Artwork Related to this Lesson
Student Learning Objectives
- Students can recall the benefits of good dental health.
- Students can name ways to have healthy teeth and gums.
- Students can explain the importance of brushing and flossing.
- Students can demonstrate proper techniques for brushing and flossing.
- Students can create art from real sources of information that expresses an idea.
1. Present students with the painting The Dentist (do not tell them the title yet) and ask them: What’s the story in this painting? Remind them that “the story” includes the Who, What, When, Where, Why, and How. As students share their ideas, have them point out details in the painting that support their statements.
2. Ask students to brainstorm titles for the painting based on “the story” they see.
3. Share the actual title and the artist along with some background information.
Investigate and Create
4. Ask students:
What is a dentist? What do dentists do?
If you know the artist painted scenes of daily life, why do you think he chose to paint a dentist?
5. Have students turn and talk with a partner to briefly share their experience (or any background knowledge they have) of a trip to the dentist. In their retelling of the event, remind them to include the Who, What, When, Where, Why, and How.
6. Ask students: How do artists convey how someone pictured in a painting feels? Return to the painting and have students study the people’s facial expressions and body language more closely. Ask: How do you think each person is feeling and what might they be thinking?
7. Share with students some of the history of dental care during the time of Molenaer’s painting:
Ask students: How does this information reinforce or change your ideas about the painting?
8. Compare and contrast the Who, What, When, Where, Why, and How of students’ dental visits with the painting. Ask students: If we were to paint a picture of a dental visit today, what things would change? What would remain the same?
9. Ask: Would this painting cause you to want to visit the dentist? Why or why not? Tell students they will create a collaborative art poster that will portray a positive experience and cause people to want to visit the dentist.
10. Have students work in groups of 4 to do a collaborative drawing of child visiting the dentist. They may include details from their dental visit stories. Remind them that the viewer should be able to tell how the people shown in their drawings are feeling.
11. Ask: What are some ways that we can help the dentist to take care of our teeth and be sure that we have positive dentist visits? Possible answers include:
- Brush and floss
- Eat the right foods
- Visit the dentist regularly
12. Give each student ½ of a styrofoam egg carton (one row of six) turned upside down in a styrofoam tray (or the top of the egg carton) to represent a row of teeth. Have them put playdough between the teeth to represent tartar and use a cotton swab dipped in thin paint, dot “plaque” on the teeth. Have students use toothbrushes to practice proper brushing techniques as you demonstrate. Students can use yarn or string to practice proper flossing techniques.
13. Have students read informational texts about good dental health and/or show one or more videos about good dental health.
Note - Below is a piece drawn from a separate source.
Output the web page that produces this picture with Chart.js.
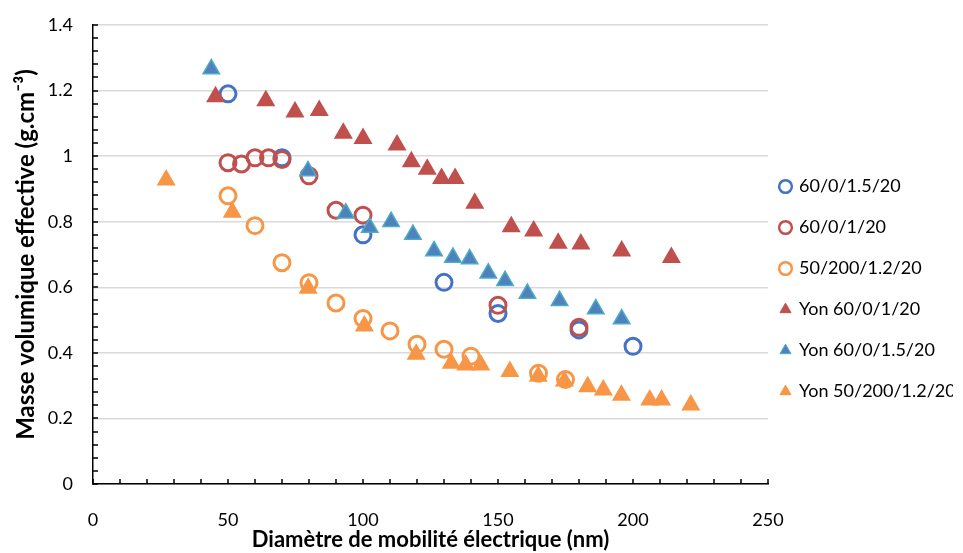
<!DOCTYPE html>
<html><head><meta charset="utf-8">
<script src="https://cdn.jsdelivr.net/npm/chart.js@4/dist/chart.umd.min.js"></script>
<style>html,body{margin:0;padding:0;background:#fff;}</style>
</head><body>
<canvas id="c" width="963" height="553"></canvas>
<script>
const seriesNames = ['60/0/1.5/20','60/0/1/20','50/200/1.2/20','Yon 60/0/1/20','Yon 60/0/1.5/20','Yon 50/200/1.2/20'];

const blueCircX = [50,70,100,130,150,180,200];
const blueCircY = [1.19,0.995,0.76,0.615,0.52,0.47,0.42];

const redCircX = [50,55,60,65,70,80,90,100,150,180];
const redCircY = [0.98,0.976,0.995,0.995,0.99,0.94,0.835,0.82,0.545,0.478];

const orangeCircX = [50,60,70,80,90,100,110,120,130,140,165,175];
const orangeCircY = [0.879,0.788,0.675,0.614,0.552,0.505,0.467,0.426,0.411,0.39,0.338,0.319];

const redTriX = [45.4,64,74.8,83.8,92.7,100,112.6,117.9,123.8,129.1,134.1,141.4,154.9,163.2,172.3,180.7,195.8,214.2];
const redTriY = [1.181,1.169,1.135,1.139,1.07,1.054,1.034,0.983,0.96,0.932,0.932,0.856,0.785,0.772,0.734,0.732,0.711,0.691];

const blueTriX = [43.8,79.6,93.6,102.5,110.4,118.5,126.3,133.3,139.5,146.4,152.6,160.9,172.8,186.2,195.8];
const blueTriY = [1.266,0.955,0.826,0.782,0.8,0.761,0.711,0.691,0.686,0.643,0.62,0.581,0.559,0.534,0.503];

const orangeTriX = [27.1,51.6,79.7,100.5,119.7,132.7,138,143.6,154.4,164.9,174.6,183.2,189,195.7,206.2,210.6,221.4];
const orangeTriY = [0.927,0.829,0.597,0.482,0.396,0.368,0.363,0.363,0.343,0.329,0.314,0.297,0.287,0.271,0.256,0.256,0.241];

const xTickLabels = [0,50,100,150,200,250];
const yTickLabels = [0,0.2,0.4,0.6,0.8,1,1.2,1.4];

function pts(xs, ys){ return xs.map((x,i)=>({x:x, y:ys[i]})); }

const FONT = 'Lato, "Open Sans", sans-serif';

function circleDs(name, xs, ys, color, idx){
  return {label:name, data:pts(xs,ys), pointStyle:'circle', pointRadius:8, pointHoverRadius:8,
    borderColor:color, backgroundColor:'rgba(255,255,255,0)', borderWidth:3, showLine:false, order:6-idx};
}
function triDs(name, xs, ys, fill, border, idx){
  return {label:name, data:pts(xs,ys), pointStyle:'triangle', pointRadius:9.5, pointHoverRadius:9.5,
    borderColor:border, backgroundColor:fill, borderWidth:1.5, showLine:false, order:6-idx};
}

const datasets = [
  circleDs(seriesNames[0], blueCircX, blueCircY, '#4472C4', 0),
  circleDs(seriesNames[1], redCircX, redCircY, '#C0504D', 1),
  circleDs(seriesNames[2], orangeCircX, orangeCircY, '#F79646', 2),
  triDs(seriesNames[3], redTriX, redTriY, '#C0504D', '#C0504D', 3),
  triDs(seriesNames[4], blueTriX, blueTriY, '#4F81BD', '#4BACC6', 4),
  triDs(seriesNames[5], orangeTriX, orangeTriY, '#F79646', '#F79646', 5)
];

const innerTicks = {
  id:'innerTicks',
  afterLayout(chart){
    const lg = chart.legend;
    if (lg){ lg.left -= 10; lg.right -= 10; }
  },
  afterDraw(chart){
    const ctx = chart.ctx, xs = chart.scales.x, ys = chart.scales.y;
    ctx.save();
    ctx.strokeStyle = '#000'; ctx.lineWidth = 1.5;
    ctx.beginPath();
    for (let v = 0; v <= 250.001; v += 10){
      const px = Math.round(xs.getPixelForValue(v));
      ctx.moveTo(px, ys.bottom); ctx.lineTo(px, ys.bottom - 5);
    }
    for (let k = 0; k <= 35; k++){
      const py = Math.round(ys.getPixelForValue(k*0.04));
      ctx.moveTo(xs.left, py); ctx.lineTo(xs.left + 5, py);
    }
    ctx.stroke();
    ctx.restore();
  }
};

new Chart(document.getElementById('c'), {
  type:'scatter',
  data:{datasets:datasets},
  plugins:[innerTicks],
  options:{
    responsive:false, animation:false, devicePixelRatio:1,
    layout:{padding:{top:25,right:0,bottom:0,left:12}},
    plugins:{
      tooltip:{enabled:false},
      legend:{
        position:'right', align:'center', maxWidth:195,
        labels:{
          usePointStyle:true, boxWidth:9, boxHeight:9, padding:23,
          font:{family:FONT, size:18}, color:'#000',
          generateLabels(chart){
            const items = Chart.defaults.plugins.legend.labels.generateLabels(chart);
            items.forEach(it=>{ it.lineWidth = it.pointStyle==='circle' ? 2.5 : 1; });
            items.sort((a,b)=>seriesNames.indexOf(a.text)-seriesNames.indexOf(b.text));
            return items;
          }
        }
      }
    },
    scales:{
      x:{
        type:'linear', min:0, max:250,
        afterBuildTicks(s){ s.ticks = xTickLabels.map(v=>({value:v})); },
        afterFit(s){ s.height = 69; },
        ticks:{font:{family:FONT,size:18}, color:'#000', padding:25, callback:(v)=>String(v)},
        grid:{display:false, drawTicks:false},
        border:{display:true, color:'#000', width:1.5},
        title:{display:true, text:'Diamètre de mobilité électrique (nm)', font:{family:FONT,size:22,weight:'bold'}, color:'#000', padding:{top:0,bottom:0}}
      },
      y:{
        type:'linear', min:0, max:1.4,
        afterBuildTicks(s){ s.ticks = yTickLabels.map(v=>({value:v})); },
        afterFit(s){ s.width = 81; },
        ticks:{font:{family:FONT,size:18,lineHeight:0.5}, color:'#000', padding:20, callback:(v)=>String(v)},
        grid:{color:'#D9D9D9', lineWidth:1.5, drawTicks:false},
        border:{display:true, color:'#000', width:1.5},
        title:{display:true, text:'Masse volumique effective (g.cm⁻³)', font:{family:FONT,size:24,weight:'bold'}, color:'#000', padding:{top:0,bottom:0}}
      }
    }
  }
});
</script>
</body></html>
14. Using information gained from discussion, books, and videos, students will work with their group to write an informational paragraph about good dental health. They may want to include information about one or more of the following:
- proper brushing and flossing techniques
- healthy and unhealthy foods for teeth
- how to keep our teeth healthy
- ways to prevent cavities
- what to expect at a dentist visit
Students will present their poster and their paragraph to the class. The audience will complete a 3, 2, 1 summary (3 things I liked or learned about, 2 things that I wonder, and 1 suggestion) for each of the presentations.
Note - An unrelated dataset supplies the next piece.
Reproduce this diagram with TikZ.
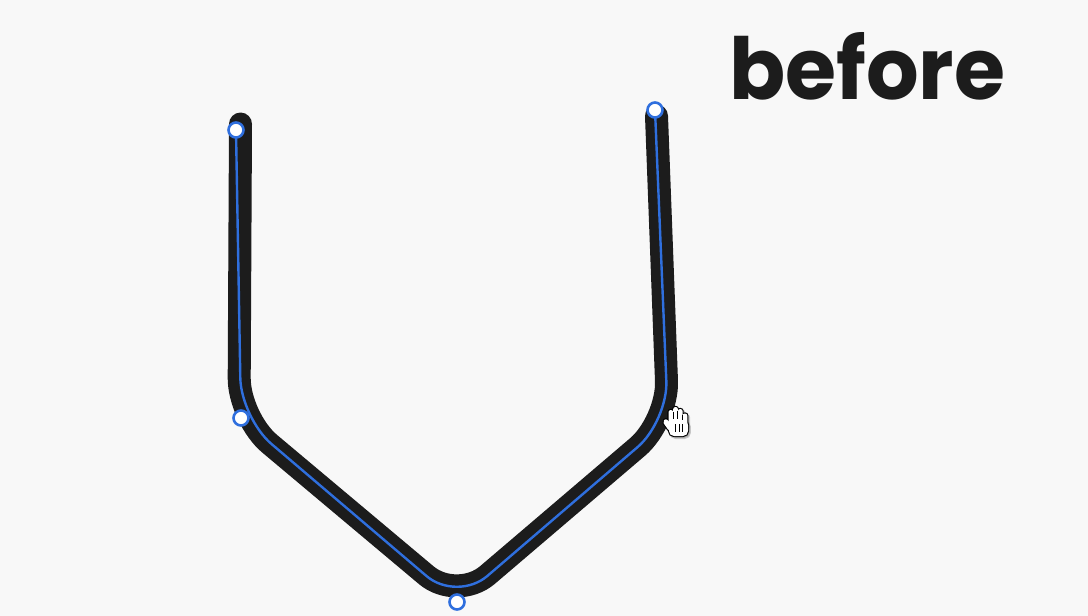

Written by A+ Fellow Lisa Milliken
Class discussions, student posters, information paragraphs, and presentations can be used to assess student understanding.
Teachers should familiarize themselves with the work of art and its background information.
- Dental assistant or dental hygienist
- Tooth decay – the breaking down of enamel on your tooth, caused by plaque
- Plaque – sticky, film-like substance of bacteria that is constantly forming on your teeth
- Tartar – when plaque and minerals calcify and form a hard substance on your teeth
- Public service announcement
- Copy of the painting or a way to project the painting for student viewing
- Technology to access websites and videos
- Styrofoam egg cartons
- Play dough
- Cups to hold the paint
- Cotton swabs
- String or yarn
- Informational texts about dental health
- Poster board or chart paper (1 for each group of 4)
- Crayons, markers, and/or colored pencils
- Cut egg cartons in half (rows of 6)
- Cut lengths of string or yarn (for flossing)
- Thin the paint with water and put into small cups
- Students could further develop their posters and/or informational paragraphs into public service announcements aimed at K-3 students. Possible projects could include TedTalks, podcasts, slide decks, claymation, videos (including green screens), Prezi, or other technology. Have students present their PSAs to students in other classes.
- Students could practice using facial expressions and body language to represent different feelings prior to drawing their posters.